#### GOAL OF THE EXERCISE:
Retype only the lines below from the one with "Output the LaTeX" to the one with "out4) -- (out4);", inclusive, skipping every image.

(Items from a dataset)
----

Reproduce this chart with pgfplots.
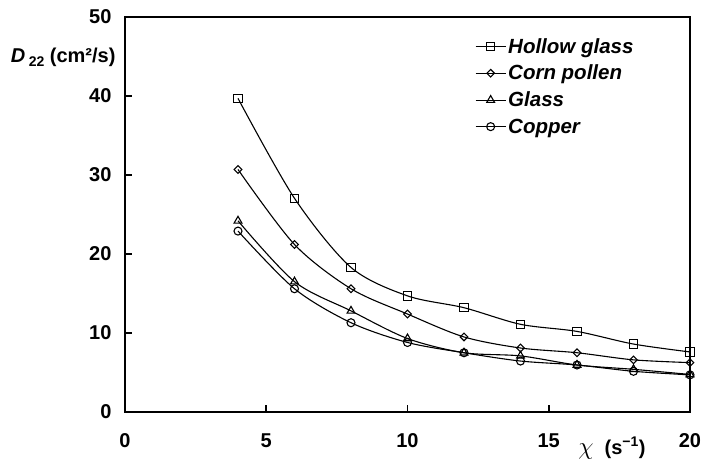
\documentclass[border=0pt]{standalone}
\usepackage{fontspec}
\setmainfont{Liberation Sans}
\usepackage{pgfplots}
\pgfplotsset{compat=1.18}
\begin{document}
\begin{tikzpicture}
\begin{axis}[
  scale only axis,
  width=565pt, height=395pt,
  at={(0,0)}, anchor=south west,
  xmin=0, xmax=20, ymin=0, ymax=50,
  xtick={0,5,10,15,20}, ytick={0,10,20,30,40,50},
  xtick pos=bottom, ytick pos=left,
  tick align=inside, major tick length=7pt,
  axis line style={line width=2.4pt},
  major tick style={line width=1.8pt, black},
  /pgf/number format/assume math mode=true,
  tick label style={font=\fontsize{20}{24}\selectfont\bfseries},
  xticklabel style={yshift=-18pt},
  yticklabel style={xshift=-10pt},
  every axis plot/.append style={black, line width=1.1pt, smooth, tension=0.5},
  legend image code/.code={\draw[#1, mark repeat=2, mark phase=2] plot coordinates {(0pt,0pt) (15pt,0pt) (30pt,0pt)};},
  legend style={draw=none, fill=none, at={(axis description cs:0.614,0.957)}, anchor=north west,
    font=\fontsize{20.5}{24}\selectfont\bfseries\itshape, row sep=6.5pt,
    /tikz/every even column/.append style={column sep=1pt}},
  legend cell align=left,
  clip=false,
]
\addplot[mark=square, mark size=4.2pt, mark options={solid, fill=white, line width=1.1pt}] coordinates {
(4,39.7) (6,27.05) (8,18.3) (10,14.7) (12,13.2) (14,11.1) (16,10.2) (18,8.6) (20,7.6)};
\addlegendentry{Hollow glass}
\addplot[mark=square, mark size=2.7pt, mark options={solid, fill=white, line width=1.1pt, rotate=45}] coordinates {
(4,30.7) (6,21.2) (8,15.6) (10,12.4) (12,9.5) (14,8.1) (16,7.5) (18,6.6) (20,6.25)};
\addlegendentry{Corn pollen}
\addplot[mark=triangle, mark size=4.5pt, mark options={solid, fill=white, line width=1.1pt}] coordinates {
(4,24.2) (6,16.5) (8,12.8) (10,9.3) (12,7.5) (14,7.1) (16,5.95) (18,5.4) (20,4.75)};
\addlegendentry{Glass}
\addplot[mark=o, mark size=4pt, mark options={solid, fill=white, line width=1.1pt}] coordinates {
(4,22.9) (6,15.6) (8,11.3) (10,8.8) (12,7.5) (14,6.45) (16,5.95) (18,5.15) (20,4.7)};
\addlegendentry{Copper}
\node[anchor=east, font=\fontsize{20}{24}\selectfont\bfseries] at (rel axis cs:0,0.899) [xshift=-6pt]
  {\textit{D}\,{\fontsize{14}{16}\selectfont\raisebox{-4pt}{22}} (cm²/s)};
\node[anchor=west, font=\fontsize{20}{24}\selectfont\bfseries, inner sep=0pt] at (rel axis cs:0.802,0) [yshift=-36pt]
  {{\fontsize{24}{28}\selectfont$\chi$}\ \ (s\textsuperscript{−1})};
\end{axis}
\pgfresetboundingbox
\path (-125pt,-50pt) rectangle (577pt,412pt);
\end{tikzpicture}
\end{document}
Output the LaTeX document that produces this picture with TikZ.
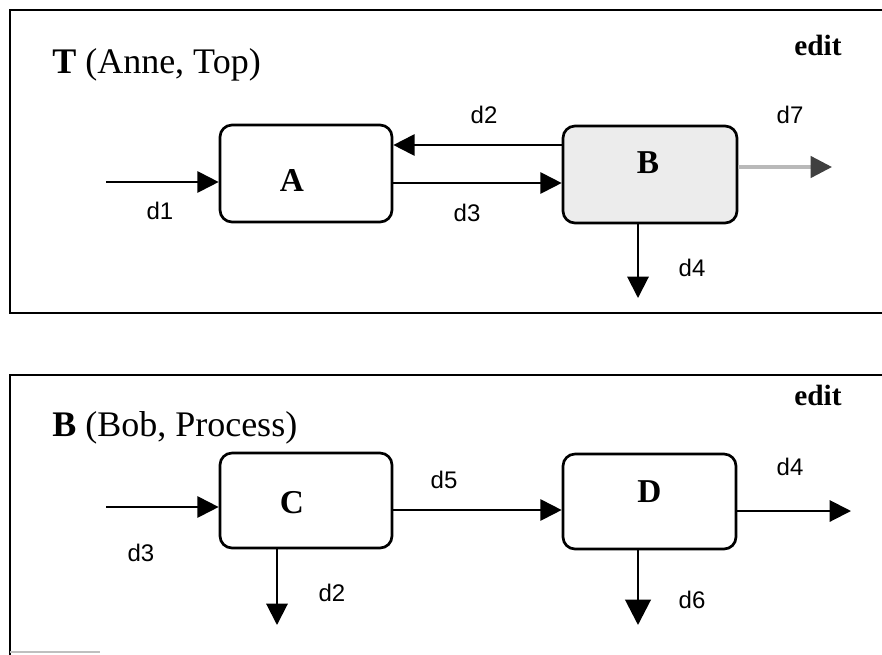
\documentclass[tikz,border=0pt]{standalone}
\usepackage{fontspec}
\setmainfont{Liberation Serif}
\newfontfamily\flowfont{Liberation Sans}
\usetikzlibrary{arrows.meta}
\tikzset{
  panel/.style={line width=1.5pt, black},
  proc/.style={draw, line width=2pt, rounded corners=9pt, inner sep=0pt},
  lettr/.style={font=\fontsize{25}{28}\selectfont\bfseries, inner sep=0pt},
  flow/.style={line width=1.5pt, -{Triangle[length=16pt,width=16pt]}},
  flowlbl/.style={font=\flowfont\fontsize{18}{21}\selectfont, inner sep=0pt},
  title/.style={font=\fontsize{27}{30}\selectfont, anchor=base west, inner sep=0pt},
  editlbl/.style={font=\fontsize{22}{25}\selectfont\bfseries, inner sep=0pt}
}
\begin{document}
\begin{tikzpicture}[x=0.75pt,y=-0.75pt]
  \fill[white] (0,0) rectangle (882,654);
  \useasboundingbox (0,0) rectangle (882,654);
  \clip (0,0) rectangle (882,654);

  % ---- upper panel: T (Anne, Top) ----
  \draw[panel] (900,10) -- (10,10) -- (10,313) -- (900,313);
  \node[title] (ttl1) at (52,73) {\textbf{T} (Anne, Top)};
  \node[editlbl] (ed1) at (818,45) {edit};

  \node[proc, minimum width=129pt, minimum height=72.75pt,
        label={[lettr, shift={(-14,6.5)}]center:A}] (A) at (306,173.5) {};
  \node[proc, fill=gray!15, minimum width=130.5pt, minimum height=72.75pt,
        label={[lettr, shift={(-2,-11.5)}]center:B}] (B) at (650,174.5) {};

  \coordinate (in1) at (106,182);
  \coordinate (out7) at (832,167);
  \coordinate (out4) at (638,298);

  \draw[flow] (in1) -- (A.west |- in1);
  \draw[flow] (B.west |- 0,145) -- (A.east |- 0,145);
  \draw[flow] (A.east |- 0,183) -- (B.west |- 0,183);
  \draw[line width=2.5pt, gray!55, -{Triangle[length=16pt,width=16pt,color=black!75]}]
    (B.east |- out7) -- (out7);
  \draw[flow] (B.south -| out4) -- (out4);

  \node[flowlbl] (l1) at (160,211) {d1};
  \node[flowlbl] (l2) at (484,115) {d2};
  \node[flowlbl] (l3) at (467,213) {d3};
  \node[flowlbl] (l7) at (790,115) {d7};
  \node[flowlbl] (l4) at (692,268) {d4};

  % ---- lower panel: B (Bob, Process) ----
  \draw[panel] (900,375) -- (10,375) -- (10,660);
  \draw[line width=1.2pt, gray!50] (10,652) -- (100,652);
  \node[title] (ttl2) at (52,436) {\textbf{B} (Bob, Process)};
  \node[editlbl] (ed2) at (818,395) {edit};

  \node[proc, minimum width=129pt, minimum height=71.25pt,
        label={[lettr, shift={(-14,2.5)}]center:C}] (C) at (306,500.5) {};
  \node[proc, minimum width=129.75pt, minimum height=71.25pt,
        label={[lettr, shift={(0,-9.5)}]center:D}] (D) at (649.5,501.5) {};

  \coordinate (in3) at (106,507);
  \coordinate (o4) at (851,511);
  \coordinate (o2) at (277,625);
  \coordinate (o6) at (638,625);

  \draw[flow] (in3) -- (C.west |- in3);
  \draw[flow] (C.east |- 0,510) -- (D.west |- 0,510);
  \draw[flow] (D.east |- o4) -- (o4);
  \draw[flow] (C.south -| o2) -- (o2);
  \draw[flow, line width=2.2pt, -{Triangle[length=19pt,width=19pt]}] (D.south -| o6) -- (o6);

  \node[flowlbl] (m3) at (141,553) {d3};
  \node[flowlbl] (m5) at (444,480) {d5};
  \node[flowlbl] (m4) at (790,467) {d4};
  \node[flowlbl] (m2) at (332,593) {d2};
  \node[flowlbl] (m6) at (692,600) {d6};
\end{tikzpicture}
\end{document}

----

#### WORKED SOLUTION:
Output the LaTeX document that produces this picture with TikZ.
\documentclass[tikz,border=0pt]{standalone}
\usepackage{fontspec}
\setmainfont{Liberation Serif}
\newfontfamily\flowfont{Liberation Sans}
\usetikzlibrary{arrows.meta}
\tikzset{
  panel/.style={line width=1.5pt, black},
  proc/.style={draw, line width=2pt, rounded corners=9pt, inner sep=0pt},
  lettr/.style={font=\fontsize{25}{28}\selectfont\bfseries, inner sep=0pt},
  flow/.style={line width=1.5pt, -{Triangle[length=16pt,width=16pt]}},
  flowlbl/.style={font=\flowfont\fontsize{18}{21}\selectfont, inner sep=0pt},
  title/.style={font=\fontsize{27}{30}\selectfont, anchor=base west, inner sep=0pt},
  editlbl/.style={font=\fontsize{22}{25}\selectfont\bfseries, inner sep=0pt}
}
\begin{document}
\begin{tikzpicture}[x=0.75pt,y=-0.75pt]
  \fill[white] (0,0) rectangle (882,654);
  \useasboundingbox (0,0) rectangle (882,654);
  \clip (0,0) rectangle (882,654);

  % ---- upper panel: T (Anne, Top) ----
  \draw[panel] (900,10) -- (10,10) -- (10,313) -- (900,313);
  \node[title] (ttl1) at (52,73) {\textbf{T} (Anne, Top)};
  \node[editlbl] (ed1) at (818,45) {edit};

  \node[proc, minimum width=129pt, minimum height=72.75pt,
        label={[lettr, shift={(-14,6.5)}]center:A}] (A) at (306,173.5) {};
  \node[proc, fill=gray!15, minimum width=130.5pt, minimum height=72.75pt,
        label={[lettr, shift={(-2,-11.5)}]center:B}] (B) at (650,174.5) {};

  \coordinate (in1) at (106,182);
  \coordinate (out7) at (832,167);
  \coordinate (out4) at (638,298);

  \draw[flow] (in1) -- (A.west |- in1);
  \draw[flow] (B.west |- 0,145) -- (A.east |- 0,145);
  \draw[flow] (A.east |- 0,183) -- (B.west |- 0,183);
  \draw[line width=2.5pt, gray!55, -{Triangle[length=16pt,width=16pt,color=black!75]}]
    (B.east |- out7) -- (out7);
  \draw[flow] (B.south -| out4) -- (out4);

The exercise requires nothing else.